Last but definitely not least a factor which has less to do with balancing, but a lot with what a game will look like, whether itīll be one with lots of fighting or rather one with a focus on buildup, the shape distribution of land and sea mass, basically the shape of the map.

How many ways are there to reach the opponent, how far do fronts stretch? For example flat medium sea Inland_Sea has two rather narrow fronts. Each team puts a city on each side and knows that every attack has to go through that city or at least past it. On the other hand flat Green_Wheel has two pretty similar fronts, but a big middle part as well. Units can come from multiple directions and even move through to the back player without having to pass the front cities. Cylindrical Green_Wheel adds the aspects of boating - you can boat from back player to back (or other) player. Creating maps that balance having various and interesting options of attacking (or not havoing those if you want a more builderish game) is a challenge, but one of the most important once if you want to create good multiplayer maps. Making a map too "open" can result in a bloodbath with research playing a small role (thatīs fun!). Making a closed map with clear fronts can result in a reseach heavy game, players building up while controlling their one front (thatīs fun!).

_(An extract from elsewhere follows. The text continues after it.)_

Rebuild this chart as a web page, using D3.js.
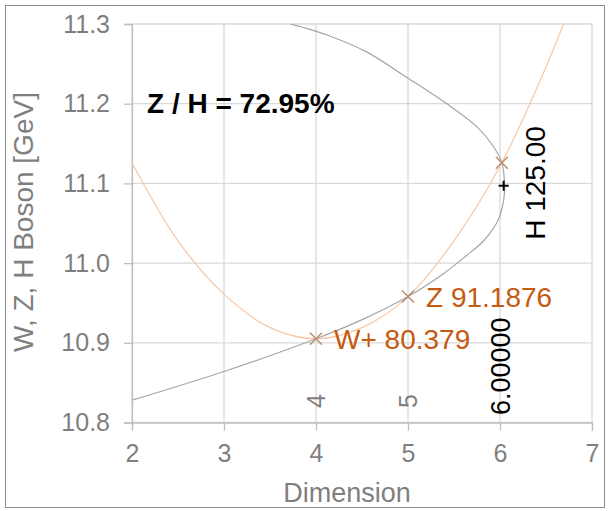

Whatever the map script generates, it has to be able to "split" up the map into equal parts between players as described above in order to do the balancing (as describe above as well ^^), especially also when the map is played cylindrical or toroidal.

Last thoughts


All the types of maps described above can be used for competetive games - itīs not necessary to chose one, coexistence is very benefitional here. All of them have their setups where they can shine - just like "unbalanced" maps have nowadays for a fun game of civ. Just if you want to wage a clanwar or setup a tournament, youīd probably most of the time want to provide equal chances to the participants.